We do need to maintain standards after all.
BTW loose != lose
dave
If there's one thing I've learned from this thread... #
Posted Tuesday 16th October 2007 15:48 GMT
it's that the rovers run VXWorks.
Not that it matters - the entire episode will become largely meaningless once we discover our first Stargate.
MD Rackham
If the first manned Mars landing is to succeed... #
Posted Tuesday 16th October 2007 17:54 GMT
...then obviously we must send Linus Torvalds.
Luther Blissett
Common IT fallacy at work #
Posted Tuesday 16th October 2007 17:54 GMT
"The rovers have already expanded our understanding of the red planet beyond expectations."

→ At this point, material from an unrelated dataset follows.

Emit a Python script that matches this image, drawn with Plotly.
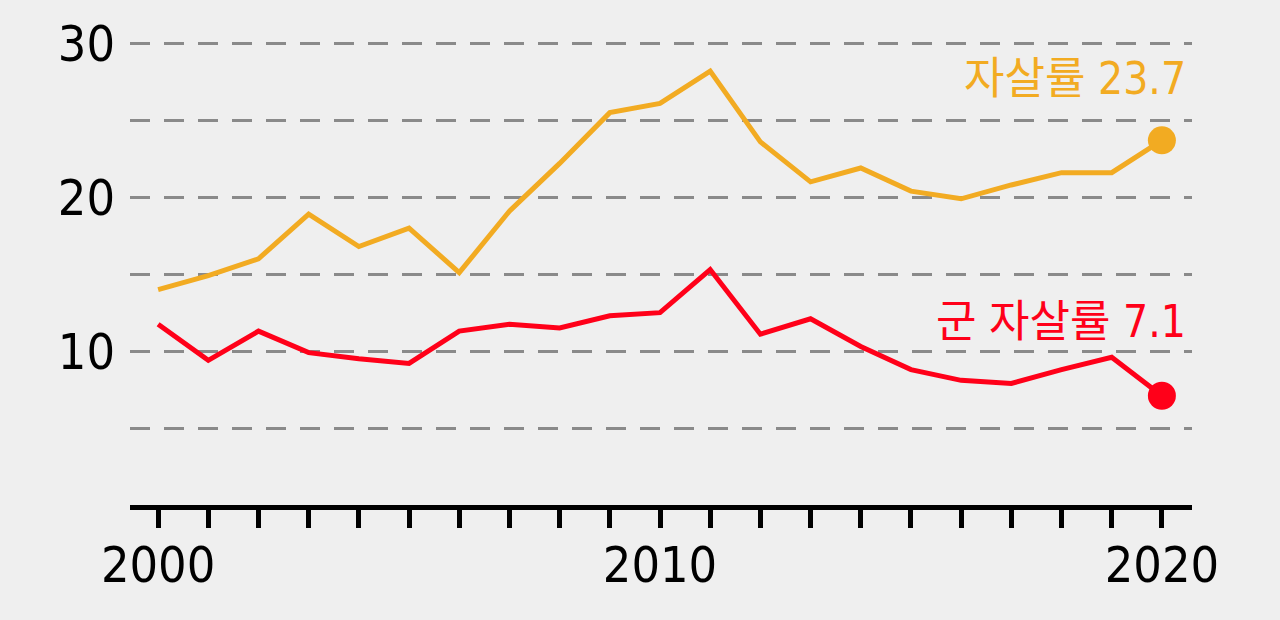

The usual IT fallacy between data and knowledge here. We have lots and lots of new facts, but most of them stand in need of a convincing integrated explanation. Barring that, it would be truer to say we have now less understanding than we thought we had before. And barring that, it will also have been a waste of time and money.
BTW, I am the only one who thinks these Rovers have such wimpy names? Why not Gog and Magog. Or Scylla and Charybdis. Or Shock and Awe. Or Bill and Steve.
Vladimir Plouzhnikov
@Dave #
Posted Tuesday 16th October 2007 17:54 GMT
"Not that it matters - the entire episode will become largely meaningless once we discover our first Stargate."

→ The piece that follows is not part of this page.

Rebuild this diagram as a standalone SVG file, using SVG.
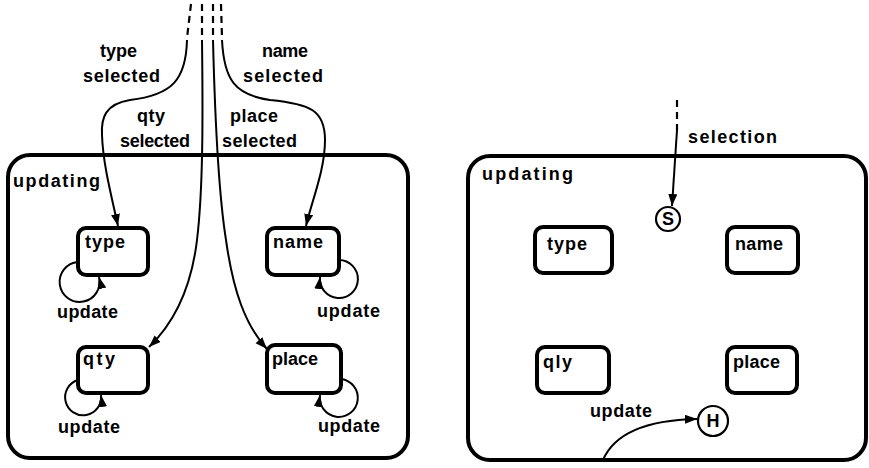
<svg xmlns="http://www.w3.org/2000/svg" width="869" height="468" viewBox="0 0 869 468">
<style>
.box{fill:none;stroke:#000;stroke-width:4}
.node rect{fill:#fff;stroke:#000;stroke-width:4}
.pt{fill:#fff;stroke:#000;stroke-width:2.2}
.ln{fill:none;stroke:#000;stroke-width:2}
.dash{fill:none;stroke:#000;stroke-width:2.2;stroke-dasharray:7 5}
text{font-family:"Liberation Sans",Arial,sans-serif;font-weight:bold;font-size:18px;fill:#000}
.c{text-anchor:middle}
</style>
<defs>
<marker id="ah" markerUnits="userSpaceOnUse" markerWidth="13" markerHeight="10" refX="12" refY="4.5" orient="auto">
<path d="M0,0 L12,4.5 L0,9 Z" fill="#000"/>
</marker>
</defs>
<rect width="869" height="468" fill="#fff"/>

<g id="left-updating">
<rect class="box" x="8" y="155" width="400" height="303" rx="22"/>
<text x="13" y="187" textLength="87" lengthAdjust="spacing">updating</text>
</g>
<g id="right-updating">
<rect class="box" x="468" y="156" width="398" height="304" rx="22"/>
<text x="482" y="180" textLength="91" lengthAdjust="spacing">updating</text>
</g>

<g id="connectors">
<path class="dash" d="M191,4 L187,38"/>
<path class="dash" d="M202,4 L202,38"/>
<path class="dash" d="M213,4 L213,38"/>
<path class="dash" d="M221,4 L222,38"/>
<path class="ln" marker-end="url(#ah)" d="M187,40 C186,80 172,95 130,100 C105,104 101,118 102,135 C103,165 112,198 118,226"/>
<path class="ln" marker-end="url(#ah)" d="M202,40 C203,120 203,190 197,240 C191,290 172,325 149,347"/>
<path class="ln" marker-end="url(#ah)" d="M213,40 C215,120 218,190 226,240 C233,290 245,325 267,349"/>
<path class="ln" marker-end="url(#ah)" d="M222,40 C224,80 235,95 270,100 C310,104 325,110 325,140 C325,170 312,200 306,226"/>
<path class="ln" marker-end="url(#ah)" d="M78,262 A20,20 0 1 0 99,277"/>
<path class="ln" marker-end="url(#ah)" d="M339,260 A19,19 0 1 1 320,277"/>
<path class="ln" marker-end="url(#ah)" d="M78,380 A18,18 0 1 0 101,395"/>
<path class="ln" marker-end="url(#ah)" d="M341,379 A19,19 0 1 1 320,395"/>
<path class="dash" d="M677,100 L677,130"/>
<path class="ln" marker-end="url(#ah)" d="M677,130 L672,206"/>
<path class="ln" marker-end="url(#ah)" d="M603,460 C615,432 648,420 697,419"/>
</g>

<g id="labels">
<text x="100" y="57" textLength="37" lengthAdjust="spacing">type</text>
<text x="83" y="82" textLength="77" lengthAdjust="spacing">selected</text>
<text x="262" y="57" textLength="46" lengthAdjust="spacing">name</text>
<text x="243" y="82" textLength="80" lengthAdjust="spacing">selected</text>
<text x="137" y="122" textLength="28" lengthAdjust="spacing">qty</text>
<text x="120" y="147" textLength="70" lengthAdjust="spacing">selected</text>
<text x="230" y="122" textLength="48" lengthAdjust="spacing">place</text>
<text x="222" y="147" textLength="75" lengthAdjust="spacing">selected</text>
<text x="57" y="318" textLength="61" lengthAdjust="spacing">update</text>
<text x="317" y="317" textLength="63" lengthAdjust="spacing">update</text>
<text x="58" y="433" textLength="62" lengthAdjust="spacing">update</text>
<text x="318" y="432" textLength="62" lengthAdjust="spacing">update</text>
<text x="688" y="143" textLength="89" lengthAdjust="spacing">selection</text>
<text x="590" y="417" textLength="62" lengthAdjust="spacing">update</text>
</g>

<g id="L-type" class="node"><rect x="78" y="228" width="70" height="47" rx="8"/><text x="85" y="248" textLength="40" lengthAdjust="spacing">type</text></g>
<g id="L-name" class="node"><rect x="267" y="228" width="72" height="47" rx="8"/><text x="273" y="248" textLength="50" lengthAdjust="spacing">name</text></g>
<g id="L-qty" class="node"><rect x="78" y="347" width="70" height="46" rx="8"/><text x="83" y="365" textLength="32" lengthAdjust="spacing">qty</text></g>
<g id="L-place" class="node"><rect x="267" y="345" width="74" height="48" rx="8"/><text x="272" y="365" textLength="46" lengthAdjust="spacing">place</text></g>

<g id="R-type" class="node"><rect x="535" y="227" width="77" height="46" rx="8"/><text x="547" y="250" textLength="40" lengthAdjust="spacing">type</text></g>
<g id="R-name" class="node"><rect x="727" y="227" width="71" height="46" rx="8"/><text x="735" y="250" textLength="48" lengthAdjust="spacing">name</text></g>
<g id="R-qly" class="node"><rect x="537" y="347" width="72" height="46" rx="8"/><text x="543" y="368" textLength="29" lengthAdjust="spacing">qly</text></g>
<g id="R-place" class="node"><rect x="727" y="347" width="70" height="46" rx="8"/><text x="733" y="368" textLength="47" lengthAdjust="spacing">place</text></g>

<g id="S"><circle class="pt" cx="668" cy="219" r="12"/><text class="c" x="668" y="225">S</text></g>
<g id="H"><circle class="pt" cx="713" cy="421" r="15"/><text class="c" x="713" y="427">H</text></g>
</svg>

Errr - you will still need an OS to run your rovers, right (the ones you will push through the Stargates)?
Thorin
re: MER rovers as the first step to Mars #
Posted Tuesday 16th October 2007 17:54 GMT
@ Vladimir
"And no, they are not good at finding a potential landing site for a manned mission. To survey a potential site with a rover you already must know where you want to look. To drop a couple of crawlers somewhere at random and hope they will stumble upon a great camping site it a bit naive - Mars is a big place."
You're right, that's what the Mars Recon Orbiter did:
http://science.slashdot.org/article.pl?sid=07/10/12/1534201
"Basically, I am not trying to dimish the achievement of the MER mission (showing how much can be done for a relatively modest amount of money). I am just trying to say that it is not the way forward (at least not a serious one)."
So "the way forward" is to send up the crazies who are happy with your 10% return chance at many many many more times the cost of the rovers?
Lets be nice and say sending people to Mars only costs 10x as much that's 8.2 Billion for a 90% chance of failure....good idea!
Christopher J Williams
@ dave and his stargate... #
Posted Tuesday 16th October 2007 18:02 GMT
.... yup and I bet that will be powered by Linux ;)
Vladimir Plouzhnikov
@Thorin #
Posted Tuesday 16th October 2007 18:57 GMT
"Lets be nice and say sending people to Mars only costs 10x as much that's 8.2 Billion for a 90% chance of failure....good idea!"
Aaa, but I did not say 10% mission success probability, it was about 10% safe return probability. There are ways to make sure the mission will succeed even if the crew will fail to return - analyse sample in-situ, transmit the data, send the samples off by an unmanned return vehicle etc.
Those who would agree to go on such terms should not necessarily be "crazies", just ... enthusiasts.
And in perspective - what's 8.2 billion comparing to 150 or so billion a year the US spends on Iraq and Afgan wars?
And I look at that, actually, from this point - we will have to go to Mars (and incur the cost) sooner or later anyway, so playing with robots in the meantime just adds incremental costs to the whole thing.
Anonymous Coward
Time to restart the OS wars #
Posted Tuesday 16th October 2007 19:08 GMT

VxWorks is a lie! The engineers say that so they can hide their secret pact with the Martians to reboot the rovers on patch Tuesdays.
I better post this anon, I can hear the black helicopters coming (they sound different from the white ones).